The lift from the F2_dom head is real, small, and consistent across folds. This is what a microstructure signal is supposed to do: tilt the edge, not replace it.

4. Triple-barrier label distribution

Before trusting any classification metric, you should see the label distribution. Below is the distribution of the three barrier outcomes across the 1.45M F2_dom training samples:

Outcome	Share	Interpretation
Upper barrier touched (+12 ticks)	~41%	Take-profit realised
Lower barrier touched (-8 ticks)	~44%	Stop-loss realised
Vertical barrier (time-out)	~15%	Neither touched; exit at expiry

The label set is close to balanced and not dominated by time-outs, which is a precondition for the AUC number above to be meaningful.

5. Feature importance (F2_dom v133)

Importance is gain-based, averaged over the five purged folds. We track the top 16 each retrain and alert on large rank shifts. The table below is the v133 snapshot; absolute gain values are withheld because they are retrain-specific and not decision-useful off the training host.

Rank	Feature	Family
1	`book_imb`	Aggregate imbalance
2	`tob_ratio`	Top of book
3	`top3_imb`	Near-touch imbalance
4	`mid_mom`	Microprice drift
5	`imb_std`	Rolling imbalance vol
6	`bid_grad_2`	Bid gradient L2
7	`ask_grad_2`	Ask gradient L2
8	`spread_ticks`	Spread
9	`depth_ratio`	Depth skew
10	`queue_age`	Price-level staleness

6. What we deliberately do not publish

Daily P&L. A marketing site is not a trade blotter. Daily dollar moves say nothing useful about long-run edge and everything useless about noise.
Cumulative equity curves for the live account. Same reason. They invite cherry-picking start dates.
Sharpe ratios on short windows. Sharpe on < 1 year of intraday trading is mostly a random variable.
Single-fold “best” metrics. If we only showed fold 1 we could claim 0.841. We show the mean and the standard deviation.

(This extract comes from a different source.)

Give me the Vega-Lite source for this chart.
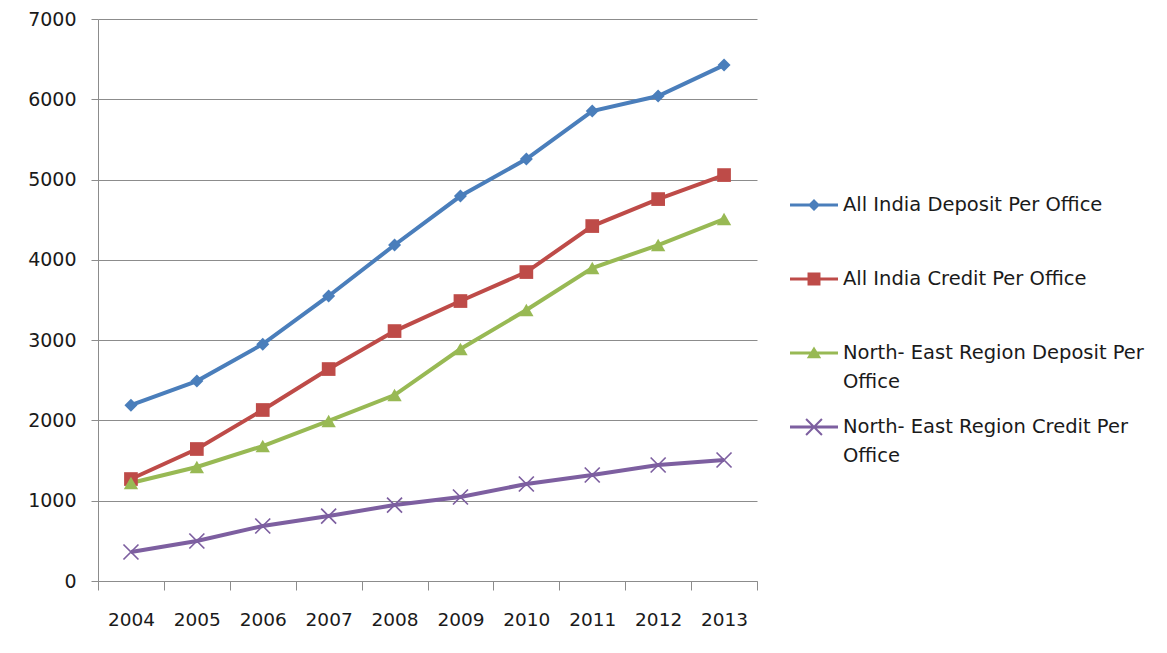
{
  "$schema": "https://vega.github.io/schema/vega-lite/v6.json",
  "width": 659,
  "height": 562,
  "autosize": {"type": "none"},
  "padding": {"left": 98, "top": 19, "right": 410, "bottom": 72},
  "background": "white",
  "config": {"view": {"stroke": null}, "style": {"guide-label": {"lineHeight": 29}}},
  "data": {
    "values": [
      {"year": "2004", "series": "All India Deposit Per Office", "value": 2190},
      {"year": "2005", "series": "All India Deposit Per Office", "value": 2490},
      {"year": "2006", "series": "All India Deposit Per Office", "value": 2950},
      {"year": "2007", "series": "All India Deposit Per Office", "value": 3550},
      {"year": "2008", "series": "All India Deposit Per Office", "value": 4185},
      {"year": "2009", "series": "All India Deposit Per Office", "value": 4795},
      {"year": "2010", "series": "All India Deposit Per Office", "value": 5255},
      {"year": "2011", "series": "All India Deposit Per Office", "value": 5853},
      {"year": "2012", "series": "All India Deposit Per Office", "value": 6040},
      {"year": "2013", "series": "All India Deposit Per Office", "value": 6426},
      {"year": "2004", "series": "All India Credit Per Office", "value": 1270},
      {"year": "2005", "series": "All India Credit Per Office", "value": 1644},
      {"year": "2006", "series": "All India Credit Per Office", "value": 2130},
      {"year": "2007", "series": "All India Credit Per Office", "value": 2640},
      {"year": "2008", "series": "All India Credit Per Office", "value": 3113},
      {"year": "2009", "series": "All India Credit Per Office", "value": 3487},
      {"year": "2010", "series": "All India Credit Per Office", "value": 3848},
      {"year": "2011", "series": "All India Credit Per Office", "value": 4421},
      {"year": "2012", "series": "All India Credit Per Office", "value": 4757},
      {"year": "2013", "series": "All India Credit Per Office", "value": 5056},
      {"year": "2004", "series": "North- East Region Deposit Per Office", "value": 1220},
      {"year": "2005", "series": "North- East Region Deposit Per Office", "value": 1420},
      {"year": "2006", "series": "North- East Region Deposit Per Office", "value": 1681},
      {"year": "2007", "series": "North- East Region Deposit Per Office", "value": 1993},
      {"year": "2008", "series": "North- East Region Deposit Per Office", "value": 2316},
      {"year": "2009", "series": "North- East Region Deposit Per Office", "value": 2889},
      {"year": "2010", "series": "North- East Region Deposit Per Office", "value": 3375},
      {"year": "2011", "series": "North- East Region Deposit Per Office", "value": 3898},
      {"year": "2012", "series": "North- East Region Deposit Per Office", "value": 4184},
      {"year": "2013", "series": "North- East Region Deposit Per Office", "value": 4508},
      {"year": "2004", "series": "North- East Region Credit Per Office", "value": 361},
      {"year": "2005", "series": "North- East Region Credit Per Office", "value": 498},
      {"year": "2006", "series": "North- East Region Credit Per Office", "value": 685},
      {"year": "2007", "series": "North- East Region Credit Per Office", "value": 809},
      {"year": "2008", "series": "North- East Region Credit Per Office", "value": 946},
      {"year": "2009", "series": "North- East Region Credit Per Office", "value": 1046},
      {"year": "2010", "series": "North- East Region Credit Per Office", "value": 1208},
      {"year": "2011", "series": "North- East Region Credit Per Office", "value": 1320},
      {"year": "2012", "series": "North- East Region Credit Per Office", "value": 1445},
      {"year": "2013", "series": "North- East Region Credit Per Office", "value": 1507}
    ]
  },
  "encoding": {
    "x": {
      "field": "year",
      "type": "ordinal",
      "scale": {"type": "band", "paddingInner": 0, "paddingOuter": 0},
      "axis": {
        "title": null,
        "tickBand": "extent",
        "grid": false,
        "labelAngle": 0,
        "domainColor": "#8c8c8c",
        "tickColor": "#8c8c8c",
        "tickSize": 9,
        "labelFont": "DejaVu Sans",
        "labelFontSize": 18.5,
        "labelColor": "#1a1a1a",
        "labelPadding": 20
      }
    },
    "y": {
      "field": "value",
      "type": "quantitative",
      "scale": {"domain": [0, 7000], "nice": false},
      "axis": {
        "title": null,
        "values": [0, 1000, 2000, 3000, 4000, 5000, 6000, 7000],
        "format": "d",
        "grid": true,
        "gridColor": "#8c8c8c",
        "domainColor": "#8c8c8c",
        "tickColor": "#8c8c8c",
        "tickSize": 7,
        "labelFont": "DejaVu Sans",
        "labelFontSize": 19,
        "labelColor": "#1a1a1a",
        "labelPadding": 15
      }
    }
  },
  "layer": [
    {
      "mark": {"type": "line", "strokeWidth": 4},
      "encoding": {
        "color": {
          "field": "series",
          "type": "nominal",
          "scale": {
            "domain": ["All India Deposit Per Office", "All India Credit Per Office", "North- East Region Deposit Per Office", "North- East Region Credit Per Office"],
            "range": ["#4A7EBB", "#BE4B48", "#98B954", "#7D5FA0"]
          },
          "legend": null
        }
      }
    },
    {
      "mark": {"type": "point", "filled": true, "opacity": 1},
      "encoding": {
        "color": {
          "field": "series",
          "type": "nominal",
          "scale": {
            "domain": ["All India Deposit Per Office", "All India Credit Per Office", "North- East Region Deposit Per Office", "North- East Region Credit Per Office"],
            "range": ["#4A7EBB", "#BE4B48", "#98B954", "#7D5FA0"]
          },
          "legend": null
        },
        "shape": {
          "field": "series",
          "type": "nominal",
          "scale": {
            "domain": ["All India Deposit Per Office", "All India Credit Per Office", "North- East Region Deposit Per Office", "North- East Region Credit Per Office"],
            "range": ["diamond", "square", "triangle-up", "M-1.08,-0.92L-0.92,-1.08L1.08,0.92L0.92,1.08Z M-1.08,0.92L0.92,-1.08L1.08,-0.92L-0.92,1.08Z"]
          },
          "legend": null
        },
        "size": {
          "field": "series",
          "type": "nominal",
          "scale": {
            "domain": ["All India Deposit Per Office", "All India Credit Per Office", "North- East Region Deposit Per Office", "North- East Region Credit Per Office"],
            "range": [169, 225, 256, 220]
          },
          "legend": null
        }
      }
    },
    {
      "transform": [{"filter": "false"}],
      "mark": {"type": "point", "filled": true, "opacity": 1},
      "encoding": {
        "fill": {
          "field": "series",
          "type": "nominal",
          "scale": {
            "domain": ["All India Deposit Per Office", "All India Credit Per Office", "North- East Region Deposit Per Office", "North- East Region Credit Per Office"],
            "range": ["#4A7EBB", "#BE4B48", "#98B954", "#7D5FA0"]
          },
          "legend": {
            "orient": "none",
            "legendX": 692,
            "legendY": 162,
            "title": null,
            "gridAlign": "all",
            "rowPadding": 11,
            "symbolSize": 2304,
            "symbolStrokeWidth": 0,
            "labelOffset": 5,
            "labelLimit": 500,
            "labelFont": "DejaVu Sans",
            "labelFontSize": 19.5,
            "labelColor": "#1a1a1a",
            "labelExpr": "datum.label == 'North- East Region Deposit Per Office' ? ['North- East Region Deposit Per', 'Office'] : datum.label == 'North- East Region Credit Per Office' ? ['North- East Region Credit Per', 'Office'] : datum.label"
          }
        },
        "shape": {
          "field": "series",
          "type": "nominal",
          "scale": {
            "domain": ["All India Deposit Per Office", "All India Credit Per Office", "North- East Region Deposit Per Office", "North- East Region Credit Per Office"],
            "range": [
              "M-1,-0.0625H1V0.0625H-1Z M0,-0.25L0.25,0L0,0.25L-0.25,0Z",
              "M-1,-0.0625H1V0.0625H-1Z M-0.27,-0.27H0.27V0.27H-0.27Z",
              "M-1,-0.0625H1V0.0625H-1Z M0,-0.27L0.3,0.22H-0.3Z",
              "M-1,-0.0625H1V0.0625H-1Z M-0.36,-0.3L-0.3,-0.36L0.36,0.3L0.3,0.36Z M-0.36,0.3L0.3,-0.36L0.36,-0.3L-0.3,0.36Z"
            ]
          },
          "legend": {
            "orient": "none",
            "legendX": 692,
            "legendY": 162,
            "title": null,
            "gridAlign": "all",
            "rowPadding": 11,
            "symbolSize": 2304,
            "symbolStrokeWidth": 0,
            "labelOffset": 5,
            "labelLimit": 500,
            "labelFont": "DejaVu Sans",
            "labelFontSize": 19.5,
            "labelColor": "#1a1a1a",
            "labelExpr": "datum.label == 'North- East Region Deposit Per Office' ? ['North- East Region Deposit Per', 'Office'] : datum.label == 'North- East Region Credit Per Office' ? ['North- East Region Credit Per', 'Office'] : datum.label"
          }
        }
      }
    }
  ],
  "resolve": {
    "scale": {"shape": "independent", "fill": "independent"},
    "legend": {"shape": "independent", "fill": "independent"}
  }
}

7. What we monitor day to day

Feature drift. Any core feature’s importance rank shifting by more than two positions triggers a retrain review.
Bracket fill rate. Measured as the share of entries that receive a marketable-limit fill. A decline in fill rate is read as a market-regime shift, not as a broker issue, until both are checked.
Walk-forward AUC drift. Each weekly retrain produces a new fold-5 AUC. We care about the slope, not the level.
Backtest vs live parity. Every live session is replayed the next day through the backtester against the captured tick stream. A trade that should have fired but did not is treated with the same seriousness as a trade that fired but should not have.

Nothing on this page is an offer, solicitation, or investment advice. Past walk-forward and backtest results do not guarantee future live performance. Commission, exchange fees, slippage, and regime changes can materially affect results. BHF Capital is an informational brand of Rare Bird Holdings LLC.